Essentially, what we call the “Internet” is the electronic network of networks that connects people and information through different digital devices permitting information retrieval and person-to-person communication. In the late 1960s the U.S. Department of Defence commissioned the Advanced Research Projects Agency (ARPA) for network research, but only in 1982 Internet technology protocols, commonly known as TCP/IP, are developed. The medium began its rapid ascent in the early 1990s, when commercial interests were allowed to participate and graphical interfaces became broadly accessible.
Since then the number of people who have access to the internet and use it on a daily basis has risen exponentially, and so have the web sites available online. In 1995 they were less than 20,000, in 2000 were over 10 million (over two billion web pages) in 2010 they are estimated to be around 800,000,000.
The growth or the World Wide Web is not the privilege of the West. There is considerable activity in the Internet and online markets across Asia. A study conducted by China Internet Network Information Center (CNNIC), the state network information center of China, found out that China has more internet users than the total population of the U.S. Internet penetration remains much lower, 28.7% according to the latest data, (while North America reached 76.2%) but the vast majority are already using broadband connections. Internet use by mobile phones is rapidly increasing and although their connection speed is lower than fixed lines, it can cover a vast geographic area and can easily be applied.

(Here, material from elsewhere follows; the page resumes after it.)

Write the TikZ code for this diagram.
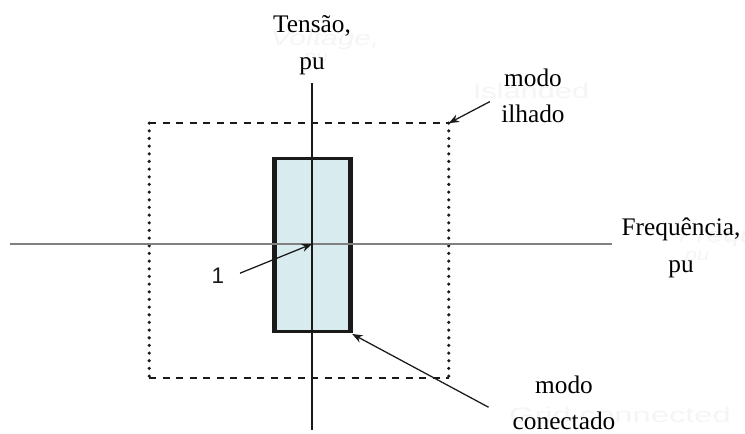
\documentclass[tikz,border=0pt]{standalone}
\usepackage{fontspec}
\setmainfont{Liberation Serif}
\newfontfamily\arialfont{Liberation Sans}
\usetikzlibrary{arrows.meta,positioning}
\definecolor{ink}{HTML}{1A1A1A}
\definecolor{pale}{HTML}{D8ECEF}
\definecolor{axisgray}{HTML}{808080}
\tikzset{lbl/.style={align=center,inner sep=0pt,font=\fontsize{18}{26}\selectfont},arr/.style={-{Stealth[length=2.6mm,width=2mm]},line width=0.9pt,draw=ink},ghost/.style={text=black!4,inner sep=0pt,font=\arialfont\fontsize{15}{18}\selectfont,transform shape}}

\begin{document}
\begin{tikzpicture}[x=0.025cm,y=-0.025cm]
\useasboundingbox (0,0) rectangle (745,434);
% faint leftover text
\node[ghost,xscale=1.42,font=\arialfont\itshape\fontsize{15}{18}\selectfont] (vghost) at (325,40) {Voltage,};
\node[ghost,xscale=1.3,font=\arialfont\itshape\fontsize{12}{14}\selectfont] (pughost) at (316,60) {pu};
\node[ghost,xscale=1.46] (ighost) at (531,91) {Islanded};
\node[ghost,xscale=1.42,anchor=west,font=\arialfont\itshape\fontsize{15}{18}\selectfont] (fghost) at (678,237) {Frequency,};
\node[ghost,xscale=1.3,font=\arialfont\itshape\fontsize{12}{14}\selectfont] (pfghost) at (697,258) {pu};
\node[ghost,xscale=1.55] (gghost) at (620,415) {Grid connected};
% regions
\node[minimum width=212.6pt,minimum height=180.7pt,inner sep=0pt] (islbox) at (299,250.5) {};
\node[fill=pale,draw=ink,line width=2pt,minimum width=52.5pt,minimum height=122.6pt,inner sep=0pt] (connbox) at (312.5,245) {};
\draw[ink,line width=3.6pt] (connbox.north west)--(connbox.south west);
\draw[ink,line width=3.6pt] (connbox.north east)--(connbox.south east);
\draw[ink,line width=1.4pt,dash pattern=on 5pt off 4.6pt] (islbox.north west)--(islbox.north east);
\draw[ink,line width=1.4pt,dash pattern=on 5pt off 4.6pt] (islbox.south west)--(islbox.south east);
\draw[ink,line width=2.5pt,line cap=round,dash pattern=on 0pt off 5.45pt] (islbox.north west)--(islbox.south west);
\draw[ink,line width=2.5pt,line cap=round,dash pattern=on 0pt off 5.45pt] (islbox.north east)--(islbox.south east);
% axes
\coordinate (origin) at (312,244);
\draw[axisgray,line width=0.9pt] (10,244)--(612,244);
\draw[ink,line width=0.9pt] (312,83)--(312,430);
% labels
\node[lbl] (volt) at (312,45) {Tensão,\\pu};
\node[lbl] (freq) at (681,248) {Frequência,\\pu};
\node[lbl] (islanded) at (533,96) {modo\\ilhado};
\node[lbl] (connected) at (564,403) {modo\\conectado};
\node[inner sep=0pt,text=ink,font=\arialfont\fontsize{16}{18}\selectfont] (one) at (218,276) {1};
% pointers
\draw[arr] ([xshift=11pt,yshift=2pt]one.east)--(origin);
\draw[arr] ([xshift=-8pt,yshift=-4pt]islanded.west)--(islbox.north east);
\draw[arr] ([xshift=-17pt,yshift=-3pt]connected.west)--([xshift=1pt,yshift=-1pt]connbox.south east);
\end{tikzpicture}
\end{document}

South Korea, with over 37,475,800 users and an extremely vibrant web market, has one of the largest internet penetration rates in the world (77.3%). By contrast the perilous economy and the government’s repression in Democratic People’s Republic of Korea are badly obstructing any possibility of telecommunication development in the country.
According to the Internet World Stats, internet penetration in Africa in 2009 was around 6.7%, a poor result if compared to 27.7% of the rest of the world. Yet its growth has accelerated in recent years due to the improvements on infrastructures and broadband is rapidly replacing dial-up connections.